Leni’s Many Faces

Leni Riefenstahl remains one of the 20th century’s most controversial and contradictory artists. Known for the creation of innovative filmmaking techniques, the German director created two films in the 1930s funded by The Third Reich. How can anyone watch her Triumph of the Will (1935) and not see a willing and fervent supporter of Nazism? But throughout her life (she died in 2003 at the age of 101), she repeatedly claimed ignorance of the horrors enacted by the Nazi regime. 

James Clements’ new play Beauty Freak thrusts its audience into Riefenstahl´s life behind the camera, to step into her mind as an attempt to examine these conflicting questions. Inside the intimate cell theatre, the audience sits on two sides, making us into a jury examining historical evidence while reminding us to see our own degrees of complicity. While we may have the benefit of looking back on history, how clearly are we seeing our own time, and the choices we are making within it? 

Director Danilo Gambini has assembled an excellent ensemble of talented actors here.
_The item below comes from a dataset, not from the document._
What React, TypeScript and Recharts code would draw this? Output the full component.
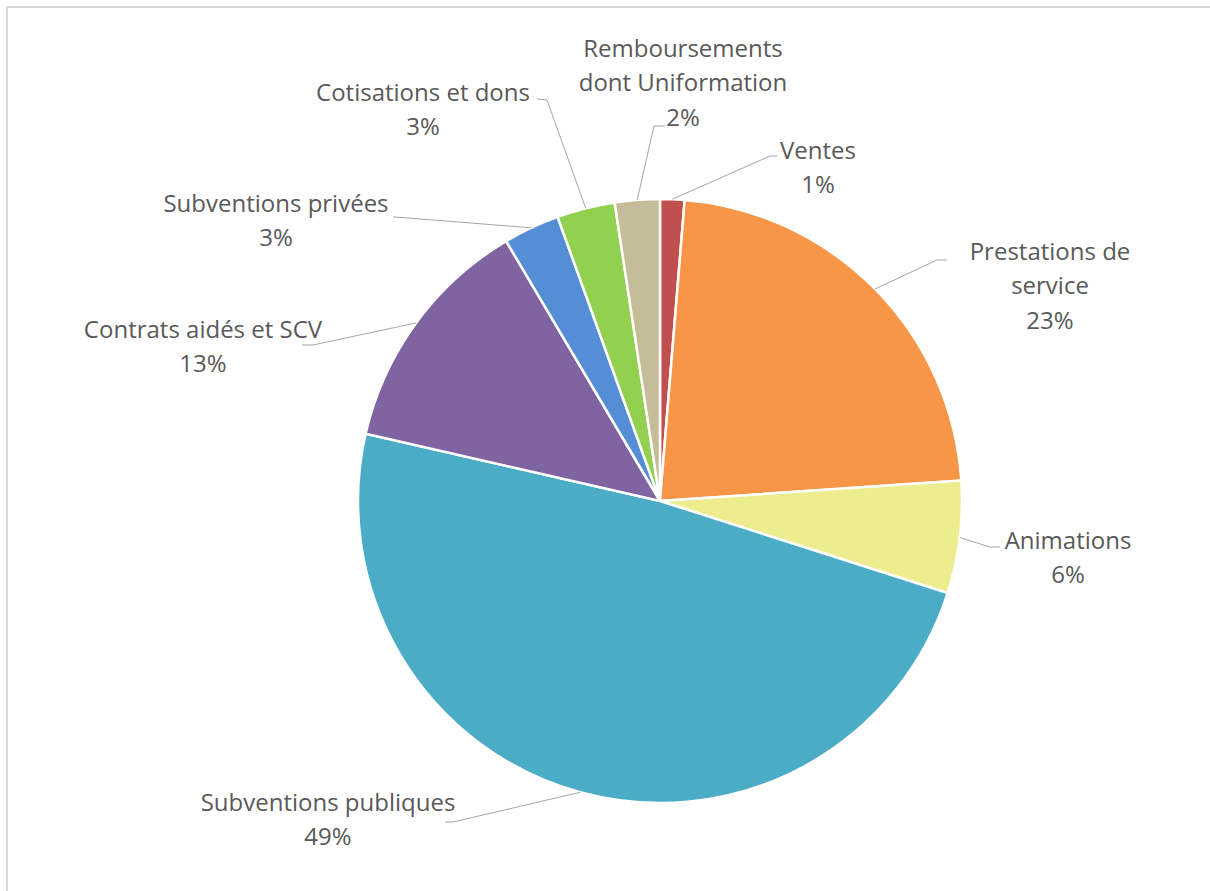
import React from "react";
import { PieChart, Pie, Cell } from "recharts";

const categories = [
  "Ventes",
  "Prestations de\nservice",
  "Animations",
  "Subventions publiques",
  "Contrats aidés et SCV",
  "Subventions privées",
  "Cotisations et dons",
  "Remboursements\ndont Uniformation",
];
const values = [1.3, 22.6, 6.0, 48.6, 12.9, 3.0, 3.1, 2.4];
const colors = ["#c0504d", "#f79646", "#eded8f", "#4bacc6", "#8064a2", "#558ed5", "#92d050", "#c4bd97"];

// label layout offsets relative to pie centre: elbow, end of leader, text centre of first line
const labelLayout = [
  { elbow: [110, -345], end: [117, -345], text: [158, -351] },
  { elbow: [277, -241], end: [287, -241], text: [390, -250] },
  { elbow: [330, 46], end: [340, 46], text: [408, 39] },
  { elbow: [-207, 321], end: [-215, 321], text: [-332, 301] },
  { elbow: [-347, -156], end: [-358, -156], text: [-457, -172] },
  { elbow: [-265, -284], end: [-267, -284], text: [-384, -298] },
  { elbow: [-113, -401], end: [-123, -402], text: [-237, -409] },
  { elbow: [-6, -375], end: [5, -375], text: [23, -453] },
];

const data = categories.map((name, i) => ({ name, value: values[i] }));

const FONT = "'Open Sans', sans-serif";
const FONT_SIZE = 24;
const LINE_H = 34.5;

const renderLabel = (props: any) => {
  const { cx, cy, midAngle, outerRadius, percent, index } = props;
  const RAD = Math.PI / 180;
  const sx = cx + outerRadius * Math.cos(-midAngle * RAD);
  const sy = cy + outerRadius * Math.sin(-midAngle * RAD);
  const L = labelLayout[index];
  const lines = [...categories[index].split("\n"), `${Math.round(percent * 100)}%`];
  const baseY = cy + L.text[1] + 8.5;
  return (
    <g key={`lbl-${index}`}>
      <polyline
        points={`${sx},${sy} ${cx + L.elbow[0]},${cy + L.elbow[1]} ${cx + L.end[0]},${cy + L.end[1]}`}
        fill="none"
        stroke="#a6a6a6"
        strokeWidth={1}
      />
      <text x={cx + L.text[0]} y={baseY} textAnchor="middle" fill="#595959" fontFamily={FONT} fontSize={FONT_SIZE}>
        {lines.map((t, i) => (
          <tspan key={i} x={cx + L.text[0]} y={baseY + i * LINE_H}>
            {t}
          </tspan>
        ))}
      </text>
    </g>
  );
};

export default function App() {
  return (
    <div style={{ position: "absolute", left: 0, top: 0, width: 1210, height: 891, overflow: "hidden", background: "#fff" }}>
      <div
        style={{
          position: "absolute",
          left: 6,
          top: 6,
          width: 1300,
          height: 1000,
          borderTop: "2px solid #d9d9d9",
          borderLeft: "2px solid #d9d9d9",
        }}
      />
      <div style={{ position: "absolute", left: 0, top: 0 }}>
        <PieChart width={1210} height={891} margin={{ top: 0, right: 0, bottom: 0, left: 0 }}>
          <Pie
            data={data}
            dataKey="value"
            nameKey="name"
            cx={660}
            cy={501}
            outerRadius={302}
            startAngle={90}
            endAngle={-270}
            stroke="#ffffff"
            strokeWidth={2.5}
            label={renderLabel}
            labelLine={false}
            isAnimationActive={false}
          >
            {data.map((d, i) => (
              <Cell key={d.name} fill={colors[i]} />
            ))}
          </Pie>
        </PieChart>
      </div>
    </div>
  );
}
The play is set mostly in Germany during the filming of her documentary about the 1936 Olympics in Berlin, a pivotal moment in Riefenstahl´s career, as well as a time of consolidating power in Nazi Germany. She wears many faces throughout this play, a theme Gambini gestures to throughout using a number of clever theatrical strategies. In the opening image, for example, Leni (a brilliant Baize Buzan) stands on top of a small table and turns clockwise like a doll, while the rest of the cast (all men) rotate in the opposite direction around her. The filmmaker fancies herself a proto-feminist, a woman willing to do anything  male-dominated world. When she and Goebbels (a wicked Peter Coleman) begin their scene they are speaking German– before smoothly switching over to English– discussing the budget for Olympia. Some of her statements and justifications, both in this scene and later on in Beauty Freak, make sense–but to a point. We could applaud Leni´s cunning as a businesswoman and her resourcefulness as a filmmaker, but only if we’re willing to ignore the context. After all, Goebbels is not merely a financial backer for her film, despite Riefenstahl´s attempts to convince us otherwise. 
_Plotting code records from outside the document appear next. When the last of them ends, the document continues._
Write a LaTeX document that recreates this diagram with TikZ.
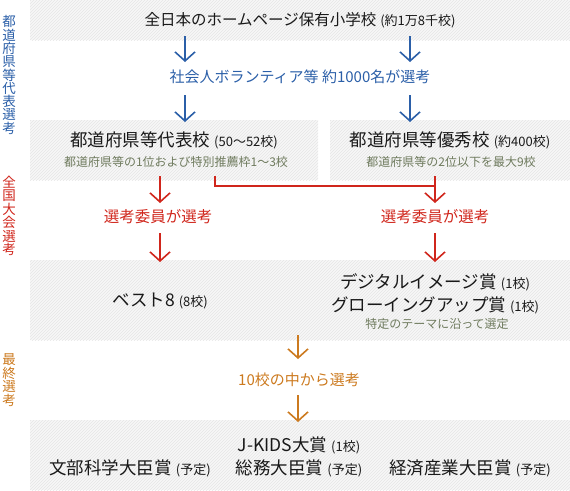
\documentclass[tikz,border=0pt]{standalone}
\usepackage{fontspec}
\setmainfont{Noto Sans CJK JP}
\usetikzlibrary{positioning, arrows.meta, patterns}
\definecolor{selblue}{RGB}{43, 95, 168}
\definecolor{selred}{RGB}{208, 38, 28}
\definecolor{selorange}{RGB}{204, 122, 31}
\definecolor{subgreen}{RGB}{111, 123, 94}
\newcommand{\pxsize}[1]{\fontsize{#1}{#1}\selectfont}
\newcommand{\paren}[1]{{\pxsize{13}\hspace{4pt}(#1)}}
\tikzset{
    stagebox/.style={draw=none, preaction={fill=black!3}, pattern=north east lines, pattern color=black!10, inner sep=0pt},
    title/.style={font=\pxsize{17.5}, text=black!90, inner sep=0pt},
    lead/.style={font=\pxsize{15.5}, text=black!90, inner sep=0pt},
    subnote/.style={font=\pxsize{12}, text=subgreen, inner sep=0pt},
    pick/.style={font=\pxsize{15.5}, inner sep=0pt},
    flow/.style={line width=1.6pt, -{Straight Barb[length=9pt, width=20pt]}},
    sidelabel/.style={font=\pxsize{13.5}, align=center, inner sep=0pt}
}

\begin{document}
\begin{tikzpicture}[x=1pt, y=-1pt]
    \useasboundingbox (0,0) rectangle (570,490);
    % stage boxes
    \node[stagebox, minimum width=540, minimum height=40] (schoolbox) at (300,20) {};
    \node[stagebox, minimum width=288, minimum height=60] (prefbox) at (174,150) {};
    \node[stagebox, minimum width=240, minimum height=60] (excelbox) at (450,150) {};
    \node[stagebox, minimum width=540, minimum height=80] (awardbox) at (300,300) {};
    \node[stagebox, minimum width=540, minimum height=70] (finalbox) at (300,455) {};

    % side labels
    \node[sidelabel, text=selblue, font=\fontsize{13.5}{13.3}\selectfont] (sidepref) at (9,75) {都\\道\\府\\県\\等\\代\\表\\選\\考};
    \node[sidelabel, text=selred] (sidenat) at (9,216) {全\\国\\大\\会\\選\\考};
    \node[sidelabel, text=selorange, font=\fontsize{13.5}{13.8}\selectfont] (sidefinal) at (9,380) {最\\終\\選\\考};

    % texts
    \node[lead] (school) at (300,20) {全日本のホームページ保有小学校\paren{約1万8千校}};
    \node[pick, text=selblue, font=\pxsize{15}] (volunteer) at (300,77) {社会人ボランティア等 約1000名が選考};
    \node[title] (pref) at (174,140) {都道府県等代表校\paren{50〜52校}};
    \node[subnote] (prefnote) at (176,162) {都道府県等の1位および特別推薦枠1〜3校};
    \node[title] (excel) at (450,140) {都道府県等優秀校\paren{約400校}};
    \node[subnote] (excelnote) at (451,162) {都道府県等の2位以下を最大9校};
    \node[pick, text=selred] (commleft) at (158,217) {選考委員が選考};
    \node[pick, text=selred] (commright) at (435,217) {選考委員が選考};
    \node[title] (best) at (160,301) {ベスト8\paren{8校}};
    \node[title] (digital) at (435,282) {デジタルイメージ賞\paren{1校}};
    \node[title] (growing) at (435,305) {グローイングアップ賞\paren{1校}};
    \node[subnote] (theme) at (437,324) {特定のテーマに沿って選定};
    \node[pick, text=selorange, font=\pxsize{15}] (tenpick) at (299,380) {10校の中から選考};
    \node[title] (jkids) at (299,445) {J-KIDS大賞\paren{1校}};
    \node[title] (monbu) at (130,468) {文部科学大臣賞\paren{予定}};
    \node[title] (soumu) at (299,468) {総務大臣賞\paren{予定}};
    \node[title] (keizai) at (470,468) {経済産業大臣賞\paren{予定}};

    % arrow ends
    \coordinate (b1) at (185,36);  \coordinate (b2) at (185,62);
    \coordinate (b3) at (410,36);  \coordinate (b4) at (410,62);
    \coordinate (b5) at (185,95);  \coordinate (b6) at (185,122);
    \coordinate (b7) at (410,95);  \coordinate (b8) at (410,122);
    \coordinate (r1) at (160,176); \coordinate (r2) at (160,203);
    \coordinate (r3) at (435,176); \coordinate (r4) at (435,203);
    \coordinate (r5) at (160,233); \coordinate (r6) at (160,262);
    \coordinate (r7) at (435,233); \coordinate (r8) at (435,262);
    \coordinate (jstart) at (215,176); \coordinate (jend) at (435,186);
    \coordinate (o1) at (298,335); \coordinate (o2) at (298,359);
    \coordinate (o3) at (298,395); \coordinate (o4) at (298,422);

    % connectors
    \draw[flow, selblue] (b1) -- (b2);
    \draw[flow, selblue] (b3) -- (b4);
    \draw[flow, selblue] (b5) -- (b6);
    \draw[flow, selblue] (b7) -- (b8);
    \draw[flow, selred] (r1) -- (r2);
    \draw[flow, selred] (r3) -- (r4);
    \draw[selred, line width=1.6pt] (jstart) |- (jend);
    \draw[flow, selred] (r5) -- (r6);
    \draw[flow, selred] (r7) -- (r8);
    \draw[flow, selorange] (o1) -- (o2);
    \draw[flow, selorange] (o3) -- (o4);
\end{tikzpicture}
\end{document}
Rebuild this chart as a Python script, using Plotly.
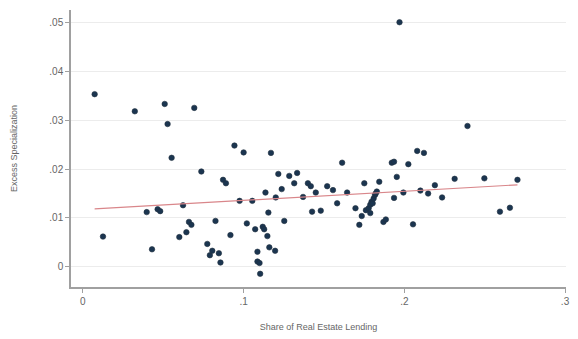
import numpy as np
import plotly.graph_objects as go

# Share of real estate lending (x) and excess specialization (y), one point per bank
share_re_lending = [
    0.0073, 0.0125, 0.0323, 0.0397, 0.0430, 0.0465, 0.0481, 0.0509, 0.0527, 0.0552,
    0.0600, 0.0623, 0.0644, 0.0660, 0.0675, 0.0693,
    0.0737, 0.0774, 0.0790, 0.0805, 0.0825, 0.0846, 0.0856, 0.0872, 0.0890, 0.0918,
    0.0943, 0.0975, 0.1000, 0.1020, 0.1054, 0.1072, 0.1086, 0.1086, 0.1099, 0.1103,
    0.1119, 0.1128, 0.1136, 0.1148, 0.1154, 0.1160, 0.1170, 0.1196, 0.1200, 0.1216,
    0.1237, 0.1253, 0.1284, 0.1315, 0.1333,
    0.1370, 0.1400, 0.1418, 0.1426, 0.1449, 0.1480, 0.1520, 0.1556, 0.1582, 0.1613,
    0.1644, 0.1696, 0.1720, 0.1735, 0.1751, 0.1761, 0.1778, 0.1788, 0.1788, 0.1796,
    0.1803, 0.1809, 0.1817, 0.1822, 0.1829, 0.1844, 0.1870, 0.1885, 0.1922, 0.1936,
    0.1936, 0.1953, 0.1970, 0.1994, 0.2025, 0.2054, 0.2080, 0.2100, 0.2122, 0.2148,
    0.2190, 0.2235, 0.2313, 0.2393, 0.2498, 0.2595, 0.2657, 0.2704,
]
excess_specialization = [
    0.0353, 0.0062, 0.0318, 0.0112, 0.0036, 0.0118, 0.0114, 0.0333, 0.0292, 0.0223,
    0.0061, 0.0126, 0.0071, 0.0092, 0.0086, 0.0325,
    0.0195, 0.0047, 0.0024, 0.0033, 0.0094, 0.0028, 0.0009, 0.0178, 0.0171, 0.0065,
    0.0248, 0.0135, 0.0234, 0.0089, 0.0135, 0.0077, 0.0031, 0.0011, 0.0008, -0.0014,
    0.0082, 0.0077, 0.0152, 0.0063, 0.0111, 0.0040, 0.0233, 0.0033, 0.0142, 0.0190,
    0.0159, 0.0094, 0.0186, 0.0171, 0.0192,
    0.0143, 0.0171, 0.0165, 0.0113, 0.0152, 0.0115, 0.0165, 0.0157, 0.0130, 0.0213,
    0.0152, 0.0120, 0.0086, 0.0104, 0.0171, 0.0116, 0.0120, 0.0127, 0.0110, 0.0133,
    0.0130, 0.0140, 0.0147, 0.0150, 0.0154, 0.0174, 0.0092, 0.0097, 0.0213, 0.0215,
    0.0141, 0.0184, 0.0500, 0.0152, 0.0210, 0.0087, 0.0237, 0.0156, 0.0233, 0.0150,
    0.0167, 0.0142, 0.0180, 0.0288, 0.0181, 0.0113, 0.0121, 0.0178,
]

x_tick_vals = [0, 0.1, 0.2, 0.3]
x_tick_text = ["0", ".1", ".2", ".3"]
y_tick_vals = [0, 0.01, 0.02, 0.03, 0.04, 0.05]
y_tick_text = ["0", ".01", ".02", ".03", ".04", ".05"]

x = np.array(share_re_lending)
y = np.array(excess_specialization)

# Linear fit over the sample range
slope, intercept = np.polyfit(x, y, 1)
fit_x = np.array([x.min(), x.max()])
fit_y = intercept + slope * fit_x

font_color = "#666666"

fig = go.Figure()
fig.add_trace(go.Scatter(
    x=x, y=y, mode="markers",
    marker=dict(size=5.5, color="#1b3550", line=dict(width=0.6, color="#22303f")),
    showlegend=False,
))
fig.add_trace(go.Scatter(
    x=fit_x, y=fit_y, mode="lines",
    line=dict(color="#d9868a", width=1.2),
    showlegend=False,
))

fig.update_layout(
    width=578, height=339,
    margin=dict(l=71, r=8, t=10, b=52),
    paper_bgcolor="white", plot_bgcolor="white",
    font=dict(family="Liberation Sans, Arial, sans-serif", size=9, color=font_color),
    xaxis=dict(
        range=[-0.0074, 0.3006],
        tickvals=x_tick_vals, ticktext=x_tick_text,
        showgrid=False, zeroline=False,
        showline=True, linecolor="#a0a0a0", linewidth=1.5,
        ticks="outside", ticklen=4, tickcolor="#a0a0a0", tickwidth=1,
        title=dict(text="Share of Real Estate Lending", standoff=18,
                   font=dict(size=9, color=font_color)),
        tickfont=dict(size=10, color=font_color),
    ),
    yaxis=dict(
        range=[-0.0041, 0.0525],
        tickvals=y_tick_vals, ticktext=y_tick_text,
        showgrid=True, gridcolor="#ececec", gridwidth=1, zeroline=False,
        showline=True, linecolor="#a0a0a0", linewidth=1.5,
        ticks="outside", ticklen=4, tickcolor="#a0a0a0", tickwidth=1,
        title=dict(text="Excess Specialization", standoff=30,
                   font=dict(size=9, color=font_color)),
        tickfont=dict(size=10, color=font_color),
    ),
)

fig.write_html("out.html")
Perception, performance, perspective: Spending time with Riefenstahl requires cognitive dissonance. It’s like trying to see clearly through a distorted glass. Can anyone this talented and intelligent also be this blind to the politics her work is helping to endorse? Does she not see what is happening all around her? Yet many of Riefenstahl’s most prominent contemporaries–Henry Ford, Charles Lindbergh, Walt Disney (who makes a cameo in Beauty Freak, performed by the playwright)– also expressed admiration for Hitler´s “strong leadership” in addressing Germany’s social and economic troubles in the years following The Great War. Despite attempts to display herself as an apolitical artist, a person whose allegiance lay only to esthetics, she benefitted directly and handsomely from the fascist regime of her time. While she may be a genius in her use of the camera, Riefenstahl´s cinematic art indisputably served a singular purpose: to craft a portrait of power that is both beautiful and alluring. The fact that her films make fascism seem so gorgeous is what makes them so sinister.

Beauty Freak is a sharp and engaging historical drama and, without ever talking down to its audience, draws parallels to America’s current slide into authoritarianism. Rather than attempt to reform or justify her legacy, Clements places us in the middle of the questions. This is a play chronicling how otherwise reasonable individuals–and perhaps most especially the brilliant and most talented ones–can delude themselves into thinking they are above the world being on fire.

Clements´ script tracks Leni’s denial, until the facts of Nazism become irrefutable. We see her denial first begin to crack when asked to write a letter to Hitler asking for clemency for her friend Max (Luca Fontaine), arrested and beaten for homosexuality. Leni is hesitant, as such a missive could jeopardize her own artistic prospects. Gambini stages the scene as if Leni is dictating the letter to Max himself, who responds silently to each sentence as he takes down the dictation. At the scene’s end, Leni tears up the letter, causing Max to collapse into the floor.

On a tour to America to promote Olympia, Leni dines with German Ambassador Dieckhoff (an exceptional Slate Holmgren), and confronts the truth of what is actually happening in their homeland. Holmgren infuses Dieckhoff’s monologue with malevolent charm, and Clements´ text echoes much of the rhetoric found today in MAGA: a cocktail blending patriotism with racial animus, and a justification of hatred and violence along the path of re-establishing Germany’s “greatness.” Throughout, the two share a piece of cake, a symbol which will return towards the end of the play to visceral effect.

Ultimately, Beauty Freak argues that all of us–every single one of us–is somehow complicit. All of us bear some responsibility for the atrocities then and now. By the final scenes, we have watched Leni go “all in” as an extension of the Nazi regime for reasons that are just as much a calculation on her artistic career as it is an ideological alignment. Crafted with intelligence and a heightened sense of theatricality, Beauty Freak is a powerful warning for our times.